2. Understand how monthly payments work. Monthly lease payments usually are lower than monthly loan payments because you are paying only for the vehicle's depreciation during the lease term, plus rent charges (which are like interest), taxes and fees. Monthly loan payments typically are higher because they encompass the entire purchase price of the vehicle, plus taxes, fees, interest and other finance charges.
3. Shop as if you're buying a car. Negotiate all the lease terms, including the price of the vehicle.
4. Choose the right lease for you. In a closed-end lease, you return the car at the end of the lease and walk away, but you're usually still responsible for various end-of-lease charges. In an open-end lease, you pay the difference between the value stated in your contract and the lessor's appraised value of the vehicle at the end of the lease.
5. Understand market risks. When you enter into a closed-end lease, the lessor has the risk of the future market value of the vehicle. When you buy a car, you bear the risk of the vehicle's market value when you trade or sell it.
6. Ask about lease inception fees, which are the payments you must make when the lease begins. They can include a down payment, security deposit, acquisition fee, first month's payment, taxes and title fees.
7. Inquire about extra charges. Find out whether extra charges will be assessed for excessive mileage, wear and tear, disposition and early termination of the lease.

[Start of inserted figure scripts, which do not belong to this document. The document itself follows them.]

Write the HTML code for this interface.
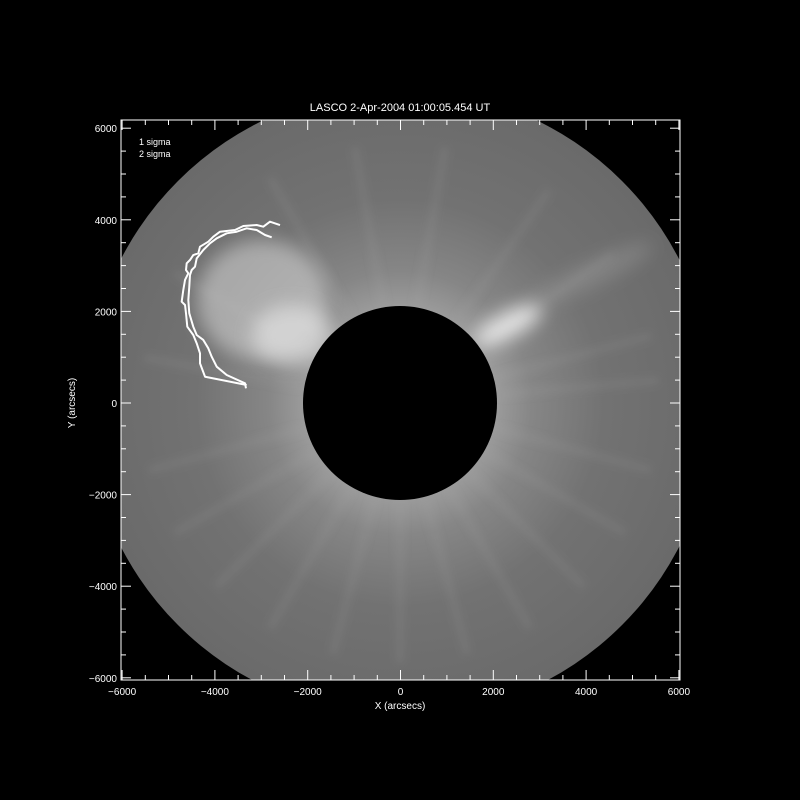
<!DOCTYPE html>
<html><head><meta charset="utf-8"><style>
html,body{margin:0;padding:0;background:#000;}
svg{display:block;font-family:"Liberation Sans",sans-serif;}
</style></head><body>
<svg id="chart" width="800" height="800" viewBox="0 0 800 800">
<defs>
<radialGradient id="corona" cx="400" cy="403" r="314" gradientUnits="userSpaceOnUse">
<stop offset="0.3" stop-color="#9c9c9c"/><stop offset="0.42" stop-color="#868686"/><stop offset="0.65" stop-color="#727272"/><stop offset="1" stop-color="#6a6a6a"/>
</radialGradient>
<clipPath id="box"><rect x="121" y="120" width="559" height="560"/></clipPath>
<filter id="blur8" x="-100%" y="-100%" width="300%" height="300%"><feGaussianBlur stdDeviation="9"/></filter>
<filter id="blur3" x="-50%" y="-50%" width="200%" height="200%"><feGaussianBlur stdDeviation="4"/></filter>
</defs>
<rect width="800" height="800" fill="#000"/>
<g clip-path="url(#box)">
<circle cx="400" cy="403" r="314" fill="url(#corona)"/>
<g id="streaks" filter="url(#blur3)" stroke="#b0b0b0" stroke-opacity="0.12"></g>
<ellipse cx="262" cy="300" rx="65" ry="60" fill="#cfcfcf" opacity="0.6" filter="url(#blur8)"/>
<ellipse cx="292" cy="335" rx="40" ry="30" fill="#e8e8e8" opacity="0.6" filter="url(#blur8)"/>
<ellipse cx="508" cy="325" rx="38" ry="13" transform="rotate(-28 508 325)" fill="#f2f2f2" opacity="0.85" filter="url(#blur8)"/>
<ellipse cx="590" cy="275" rx="70" ry="12" transform="rotate(-26 590 275)" fill="#a8a8a8" opacity="0.35" filter="url(#blur8)"/>
<circle cx="400" cy="403" r="97" fill="#000"/>
</g>
<g id="contours" fill="none" stroke="#fff" stroke-width="2" stroke-linejoin="round"></g>
<rect x="121" y="120" width="559" height="560" fill="none" stroke="#fff" stroke-width="1"/>
<g id="ticks" stroke="#fff" stroke-width="1"></g>
<g id="labels" fill="#fff" font-size="10"></g>
<text x="400" y="111" fill="#fff" font-size="11" text-anchor="middle">LASCO  2-Apr-2004 01:00:05.454 UT</text>
<text x="400" y="709" fill="#fff" font-size="10" text-anchor="middle">X (arcsecs)</text>
<text x="0" y="0" fill="#fff" font-size="10" text-anchor="middle" transform="translate(75 403) rotate(-90)">Y (arcsecs)</text>
<text x="139" y="145" fill="#fff" font-size="9">1 sigma</text>
<text x="139" y="157" fill="#fff" font-size="9">2 sigma</text>
</svg>
<script>
const xTicks=[-6000,-4000,-2000,0,2000,4000,6000];
const yTicks=[-6000,-4000,-2000,0,2000,4000,6000];
const sigma1X=[-2597,-2813,-2957,-3099,-3388,-3567,-3890,-4034,-4142,-4321,-4358,-4466,-4537,-4608,-4623,-4573,-4644,-4681,-4716,-4644,-4623,-4595,-4466,-4392,-4321,-4321,-4213,-3315];
const sigma1Y=[3886,3959,3849,3886,3865,3777,3740,3631,3522,3413,3269,3231,3122,3050,2904,2832,2686,2467,2212,2140,1959,1666,1485,1303,1085,866,574,393];
const sigma2X=[-2776,-2920,-3099,-3315,-3530,-3746,-3961,-4106,-4250,-4392,-4429,-4500,-4537,-4552,-4573,-4552,-4466,-4392,-4250,-4142,-4069,-3961,-3746,-3351,-3330];
const sigma2Y=[3618,3668,3777,3814,3740,3705,3596,3487,3341,3159,2976,2904,2795,2539,2249,1959,1666,1485,1376,1194,1011,793,611,430,321];
const streakAngles=[15,35,55,80,100,120,150,170,195,210,225,240,255,270,285,300,315,330,345,5];
const NS='http://www.w3.org/2000/svg';
const X=v=>400.5+v*0.0464, Y=v=>403-v*0.0458;
function mk(t,a,p){const e=document.createElementNS(NS,t);for(const k in a)e.setAttribute(k,a[k]);p.appendChild(e);return e;}
const st=document.getElementById('streaks');
streakAngles.forEach(a=>{const r=a*Math.PI/180;const l=mk('line',{x1:400+100*Math.cos(r),y1:403-100*Math.sin(r),x2:400+260*Math.cos(r),y2:403-260*Math.sin(r),'stroke-width':8},st);

});
const tg=document.getElementById('ticks'),lg=document.getElementById('labels');
for(let v=-6000;v<=6000;v+=500){const maj=v%2000===0,L=maj?10:5;
const a=mk('line',{x1:X(v),x2:X(v),y1:680,y2:680-L},tg);
const b=mk('line',{x1:X(v),x2:X(v),y1:120,y2:120+L},tg);
const c=mk('line',{y1:Y(v),y2:Y(v),x1:121,x2:121+L},tg);
const d=mk('line',{y1:Y(v),y2:Y(v),x1:680,x2:680-L},tg);}
xTicks.forEach(v=>{const t=mk('text',{x:X(v),y:695,'text-anchor':'middle'},lg);t.textContent=String(v).replace('-','\u2212');
});
yTicks.forEach(v=>{const t=mk('text',{x:117,y:Y(v)+4,'text-anchor':'end'},lg);t.textContent=String(v).replace('-','\u2212');
});
const cg=document.getElementById('contours');
[[sigma1X,sigma1Y,'contour-1-sigma'],[sigma2X,sigma2Y,'contour-2-sigma']].forEach(([xs,ys,n])=>{
const p=mk('polyline',{points:xs.map((x,i)=>X(x)+','+Y(ys[i])).join(' ')},cg);

});
</script>
</body></html>
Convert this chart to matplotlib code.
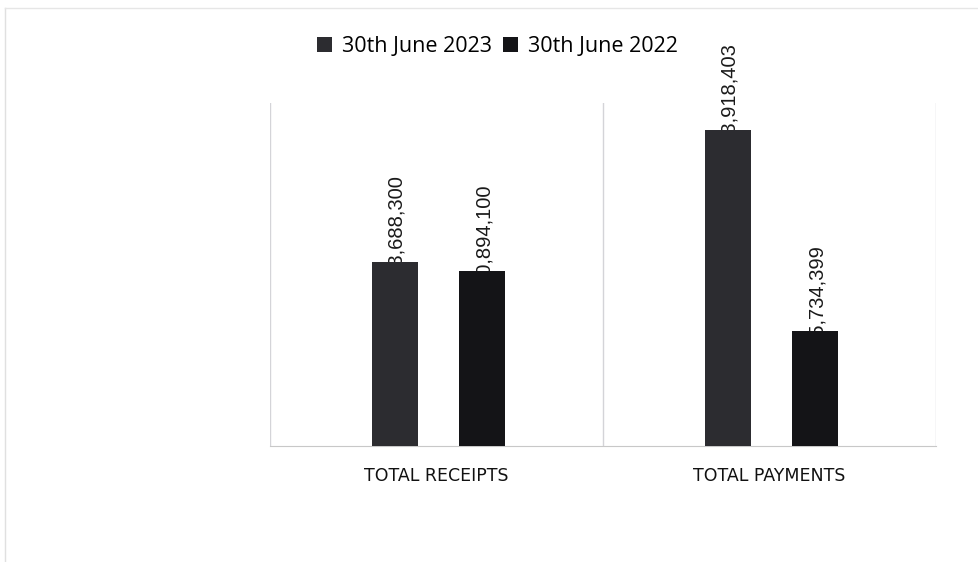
import numpy as np
import matplotlib.pyplot as plt
from matplotlib.lines import Line2D

# values (leading digits hidden behind the bars)
categories = ["TOTAL RECEIPTS", "TOTAL PAYMENTS"]
series_names = ["30th June 2023", "30th June 2022"]
values_2023 = [263688300, 453918403]
values_2022 = [250894100, 165734399]
colors = ["#2c2c30", "#141417"]

fig = plt.figure(figsize=(9.79, 5.62), dpi=100)
ax = fig.add_axes([0.2758, 0.2064, 0.6803, 0.6103])

x = np.arange(len(categories)) + 0.006
width = 0.138
off = 0.131

b1 = ax.bar(x - off, values_2023, width, color=colors[0], zorder=3, label=series_names[0])
b2 = ax.bar(x + off, values_2022, width, color=colors[1], zorder=3, label=series_names[1])

# data labels, rotated; the first digits sit under the bar like in the scan
for bars, vals in [(b1, values_2023), (b2, values_2022)]:
    for rect, v in zip(bars, vals):
        ax.annotate(f"{v:,}", (rect.get_x() + rect.get_width() / 2, v),
                    xytext=(1, -18), textcoords="offset points",
                    rotation=90, ha="center", va="bottom",
                    fontsize=14.5, family="Liberation Sans", color="#1a1a1a", zorder=2)

ax.set_xlim(-0.5, 1.5)
ax.set_ylim(0, max(values_2023) * 1.085)
for xv in [-0.5, 0.5, 1.5]:
    ax.axvline(xv, color="#d4d4d8", lw=1, zorder=1)

for s in ["top", "left", "right"]:
    ax.spines[s].set_visible(False)
ax.spines["bottom"].set_color("#c8c8c8")
ax.set_yticks([])
ax.set_xticks(np.arange(len(categories)))
ax.set_xticklabels(categories, fontsize=12.5, family="DejaVu Sans", color="#111111")
ax.tick_params(axis="x", length=0, pad=15)

fig.legend(handles=[b1, b2], loc="center", bbox_to_anchor=(0.508, 0.917), ncol=2,
           frameon=False, handlelength=0.7, handleheight=0.7, handletextpad=0.45,
           columnspacing=0.5, prop={"family": "Open Sans", "size": 15.5})

# faint outer frame of the scanned chart
fig.add_artist(Line2D([0.005, 0.005], [0.0, 0.986], color="#e0e0e0", lw=1))
fig.add_artist(Line2D([0.005, 1.0], [0.986, 0.986], color="#e6e6e6", lw=1))

fig.savefig("out.png", dpi=100)
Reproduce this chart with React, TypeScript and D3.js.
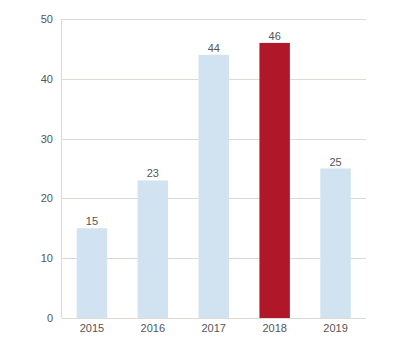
import React from "react";
import * as d3 from "d3";

const years = ["2015", "2016", "2017", "2018", "2019"];
const values = [15, 23, 44, 46, 25];
const highlightYear = "2018";
const yTicks = [0, 10, 20, 30, 40, 50];

export default function App() {
  const W = 400, H = 355;
  const left = 61.5, right = 366, top = 19, bottom = 318;
  const x = d3.scaleBand<string>().domain(years).range([left, right]).paddingInner(0.5).paddingOuter(0.25);
  const y = d3.scaleLinear().domain([0, 50]).range([bottom, top]);
  const font = "Arial, 'Liberation Sans', sans-serif";
  return (
    <svg width={W} height={H} style={{ position: "absolute", left: 0, top: 0 }}>
      <rect width={W} height={H} fill="#fff" />
      {yTicks.map((t) => (
        <g key={t}>
          {t > 0 && (
            <line x1={left} x2={right} y1={Math.round(y(t)) + 0.5} y2={Math.round(y(t)) + 0.5} stroke="#dcdbd3" />
          )}
          <text x={53} y={y(t) + 4} textAnchor="end" fontFamily={font} fontSize={11} fill="#555">
            {t}
          </text>
        </g>
      ))}
      {years.map((yr, i) => (
        <g key={yr}>
          <rect
            x={x(yr)}
            y={y(values[i])}
            width={x.bandwidth()}
            height={bottom - y(values[i])}
            fill={yr === highlightYear ? "#b0182a" : "#d1e3f0"}
          />
          <text x={(x(yr) as number) + x.bandwidth() / 2} y={y(values[i]) - 3} textAnchor="middle" fontFamily={font} fontSize={11} fill="#555">
            {values[i]}
          </text>
          <text x={(x(yr) as number) + x.bandwidth() / 2} y={332} textAnchor="middle" fontFamily={font} fontSize={11} fill="#555">
            {yr}
          </text>
        </g>
      ))}
      <line x1={left} x2={left} y1={top} y2={bottom} stroke="#dcdbd3" />
      <line x1={left} x2={right} y1={bottom + 0.5} y2={bottom + 0.5} stroke="#dcdbd3" />
    </svg>
  );
}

Most leases allow you to drive 12,000 to 15,000 miles a year and charge you 10 cents to 25 cents for each additional mile.
8. Secure warranty coverage. Make sure the manufacturer's warranty covers the entire lease term and the number of miles you're likely to drive.
9. Fill in the gaps. Consider obtaining "gap insurance" to cover the difference -- sometimes thousands of dollars -- between what you owe on the lease and what the car is worth if it's stolen or totaled in an accident.
10. Review the contract. Before you sign anything, take a copy of the contract home and carefully review it without any dealer pressure. Be alert for any charges that were not disclosed at the dealership, such as conveyance, disposition and preparation fees.